**To do:** Look for the line containing "Rebuild this chart as a Python script, using Plotly." and the line containing "fig = go.Figure()" in the entries below. Copy those two and all lines between them exactly, leaving out pictures.

**Material for this task:**
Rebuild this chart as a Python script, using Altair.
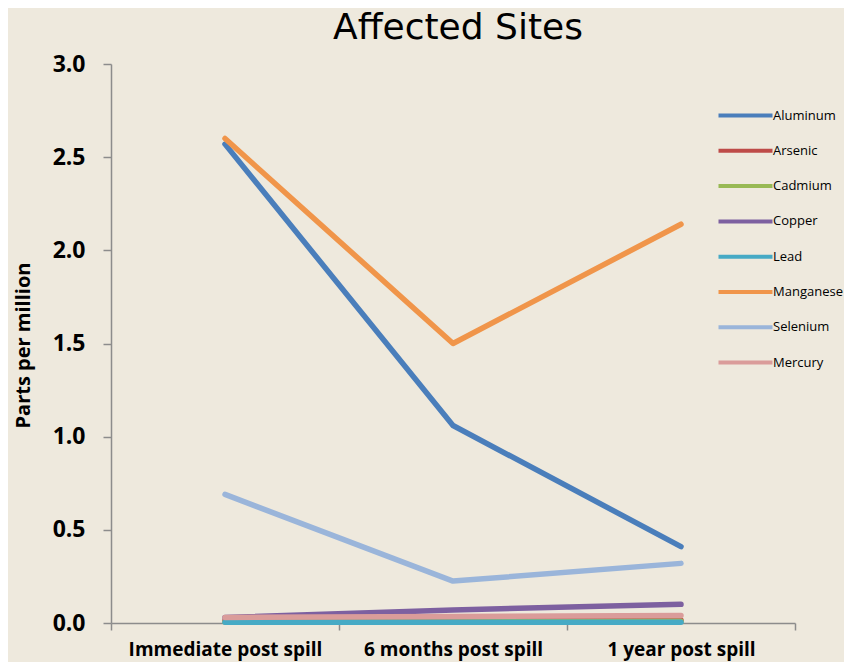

--

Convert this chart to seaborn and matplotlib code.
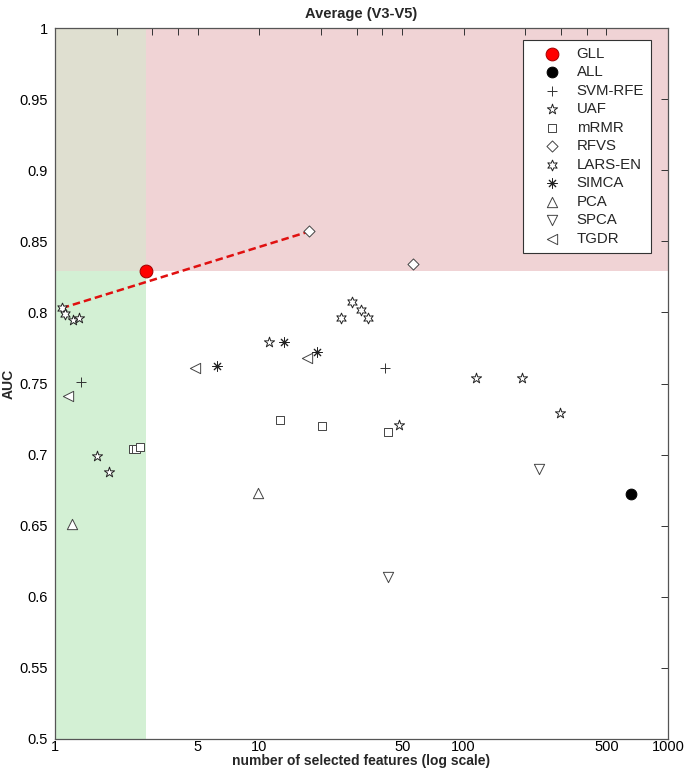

---

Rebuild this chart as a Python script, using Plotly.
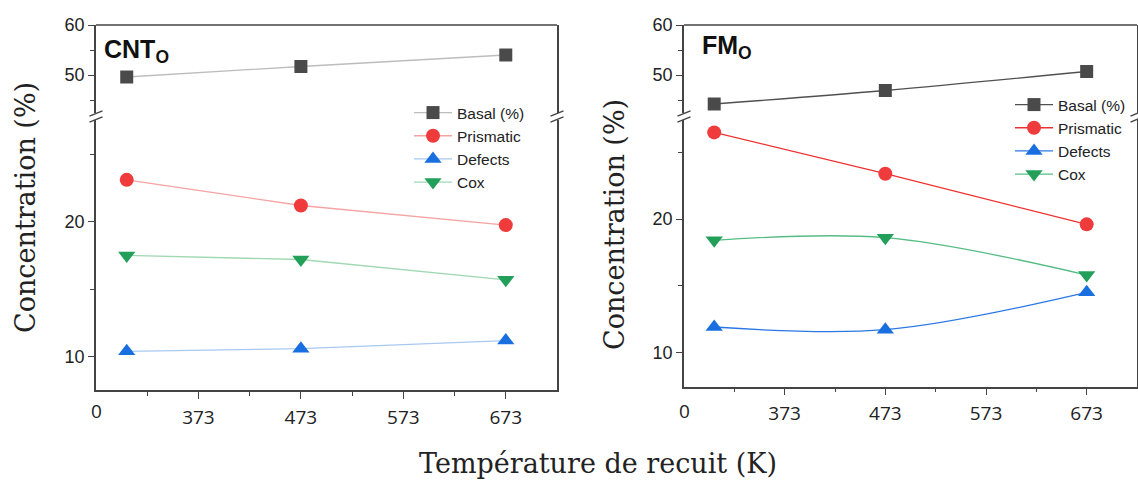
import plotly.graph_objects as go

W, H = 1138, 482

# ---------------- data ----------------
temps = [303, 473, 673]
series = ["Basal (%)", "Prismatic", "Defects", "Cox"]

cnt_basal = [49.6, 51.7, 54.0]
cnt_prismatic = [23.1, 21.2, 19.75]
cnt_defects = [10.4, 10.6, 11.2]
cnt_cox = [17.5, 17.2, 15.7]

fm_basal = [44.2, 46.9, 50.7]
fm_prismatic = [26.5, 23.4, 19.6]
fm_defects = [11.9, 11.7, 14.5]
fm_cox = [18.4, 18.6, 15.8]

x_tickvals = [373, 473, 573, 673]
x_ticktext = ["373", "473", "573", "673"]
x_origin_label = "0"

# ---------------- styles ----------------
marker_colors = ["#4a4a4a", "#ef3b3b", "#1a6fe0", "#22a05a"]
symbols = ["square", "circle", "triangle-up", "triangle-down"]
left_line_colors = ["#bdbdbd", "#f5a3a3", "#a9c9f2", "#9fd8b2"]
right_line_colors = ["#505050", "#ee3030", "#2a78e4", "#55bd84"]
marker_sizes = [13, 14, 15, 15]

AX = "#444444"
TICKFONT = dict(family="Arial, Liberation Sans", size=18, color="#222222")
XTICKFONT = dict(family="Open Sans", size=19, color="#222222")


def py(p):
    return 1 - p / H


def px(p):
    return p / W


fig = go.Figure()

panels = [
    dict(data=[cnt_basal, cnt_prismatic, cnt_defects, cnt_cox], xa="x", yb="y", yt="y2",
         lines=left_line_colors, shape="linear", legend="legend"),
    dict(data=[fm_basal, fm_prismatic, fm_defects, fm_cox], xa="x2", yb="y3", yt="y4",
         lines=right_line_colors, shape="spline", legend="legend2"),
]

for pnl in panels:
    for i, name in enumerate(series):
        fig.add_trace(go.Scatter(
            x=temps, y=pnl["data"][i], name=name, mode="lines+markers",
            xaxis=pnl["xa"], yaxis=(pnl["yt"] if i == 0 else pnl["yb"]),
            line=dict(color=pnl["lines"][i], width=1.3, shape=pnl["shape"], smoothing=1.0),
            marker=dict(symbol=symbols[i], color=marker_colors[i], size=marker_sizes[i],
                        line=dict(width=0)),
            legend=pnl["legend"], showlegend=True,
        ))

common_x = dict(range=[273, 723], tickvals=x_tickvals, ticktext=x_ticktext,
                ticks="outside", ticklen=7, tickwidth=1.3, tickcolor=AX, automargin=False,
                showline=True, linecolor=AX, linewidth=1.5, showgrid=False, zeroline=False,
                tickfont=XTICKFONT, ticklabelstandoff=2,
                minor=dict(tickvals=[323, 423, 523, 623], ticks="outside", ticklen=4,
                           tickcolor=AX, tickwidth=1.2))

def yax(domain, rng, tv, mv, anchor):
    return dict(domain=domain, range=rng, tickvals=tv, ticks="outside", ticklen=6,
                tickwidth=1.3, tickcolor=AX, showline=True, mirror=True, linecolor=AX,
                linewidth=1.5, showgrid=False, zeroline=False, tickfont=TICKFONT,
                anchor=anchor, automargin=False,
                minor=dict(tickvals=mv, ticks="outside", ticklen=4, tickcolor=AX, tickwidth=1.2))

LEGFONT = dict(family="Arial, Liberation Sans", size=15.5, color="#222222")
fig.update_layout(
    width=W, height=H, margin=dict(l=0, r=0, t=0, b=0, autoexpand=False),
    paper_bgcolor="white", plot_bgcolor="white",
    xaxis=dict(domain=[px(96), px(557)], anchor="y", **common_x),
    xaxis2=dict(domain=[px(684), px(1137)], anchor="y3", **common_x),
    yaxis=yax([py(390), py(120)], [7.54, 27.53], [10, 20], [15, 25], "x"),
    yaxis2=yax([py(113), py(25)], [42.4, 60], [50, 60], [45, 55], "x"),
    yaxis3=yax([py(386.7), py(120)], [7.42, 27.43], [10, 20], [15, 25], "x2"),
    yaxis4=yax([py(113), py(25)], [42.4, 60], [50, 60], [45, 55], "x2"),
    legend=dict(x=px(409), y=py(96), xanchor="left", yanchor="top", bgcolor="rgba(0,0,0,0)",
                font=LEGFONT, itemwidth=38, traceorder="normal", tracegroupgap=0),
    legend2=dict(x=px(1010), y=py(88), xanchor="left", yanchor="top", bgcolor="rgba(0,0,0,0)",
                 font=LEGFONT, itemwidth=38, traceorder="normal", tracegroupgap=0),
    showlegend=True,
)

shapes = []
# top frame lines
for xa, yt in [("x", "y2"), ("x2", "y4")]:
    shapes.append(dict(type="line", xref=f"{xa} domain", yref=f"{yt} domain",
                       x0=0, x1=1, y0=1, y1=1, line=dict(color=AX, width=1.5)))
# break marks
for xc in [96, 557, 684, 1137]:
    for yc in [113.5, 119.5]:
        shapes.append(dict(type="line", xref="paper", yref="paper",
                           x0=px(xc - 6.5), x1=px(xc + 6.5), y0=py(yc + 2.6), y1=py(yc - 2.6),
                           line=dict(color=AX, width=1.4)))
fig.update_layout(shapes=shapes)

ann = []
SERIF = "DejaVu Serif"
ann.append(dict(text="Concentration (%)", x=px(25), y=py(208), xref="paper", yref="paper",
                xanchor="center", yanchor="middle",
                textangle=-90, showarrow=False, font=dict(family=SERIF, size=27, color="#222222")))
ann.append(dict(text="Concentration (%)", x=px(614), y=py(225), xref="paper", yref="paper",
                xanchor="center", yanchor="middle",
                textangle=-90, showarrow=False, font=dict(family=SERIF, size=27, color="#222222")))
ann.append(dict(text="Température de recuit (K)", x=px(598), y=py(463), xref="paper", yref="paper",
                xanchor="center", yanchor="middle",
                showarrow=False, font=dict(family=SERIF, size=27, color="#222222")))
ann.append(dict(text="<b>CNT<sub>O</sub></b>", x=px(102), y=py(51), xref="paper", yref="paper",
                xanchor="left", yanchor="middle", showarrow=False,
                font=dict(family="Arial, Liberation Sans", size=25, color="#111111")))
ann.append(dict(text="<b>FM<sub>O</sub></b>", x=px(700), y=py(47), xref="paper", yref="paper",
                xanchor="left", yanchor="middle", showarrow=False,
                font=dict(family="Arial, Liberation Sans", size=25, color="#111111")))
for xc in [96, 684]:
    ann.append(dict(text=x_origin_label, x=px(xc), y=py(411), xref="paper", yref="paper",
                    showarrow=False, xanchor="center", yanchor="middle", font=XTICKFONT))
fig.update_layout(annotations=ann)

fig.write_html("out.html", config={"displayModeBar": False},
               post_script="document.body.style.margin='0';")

**Problem solution:**
Rebuild this chart as a Python script, using Plotly.
import plotly.graph_objects as go

W, H = 1138, 482

# ---------------- data ----------------
temps = [303, 473, 673]
series = ["Basal (%)", "Prismatic", "Defects", "Cox"]

cnt_basal = [49.6, 51.7, 54.0]
cnt_prismatic = [23.1, 21.2, 19.75]
cnt_defects = [10.4, 10.6, 11.2]
cnt_cox = [17.5, 17.2, 15.7]

fm_basal = [44.2, 46.9, 50.7]
fm_prismatic = [26.5, 23.4, 19.6]
fm_defects = [11.9, 11.7, 14.5]
fm_cox = [18.4, 18.6, 15.8]

x_tickvals = [373, 473, 573, 673]
x_ticktext = ["373", "473", "573", "673"]
x_origin_label = "0"

# ---------------- styles ----------------
marker_colors = ["#4a4a4a", "#ef3b3b", "#1a6fe0", "#22a05a"]
symbols = ["square", "circle", "triangle-up", "triangle-down"]
left_line_colors = ["#bdbdbd", "#f5a3a3", "#a9c9f2", "#9fd8b2"]
right_line_colors = ["#505050", "#ee3030", "#2a78e4", "#55bd84"]
marker_sizes = [13, 14, 15, 15]

AX = "#444444"
TICKFONT = dict(family="Arial, Liberation Sans", size=18, color="#222222")
XTICKFONT = dict(family="Open Sans", size=19, color="#222222")


def py(p):
    return 1 - p / H


def px(p):
    return p / W


fig = go.Figure()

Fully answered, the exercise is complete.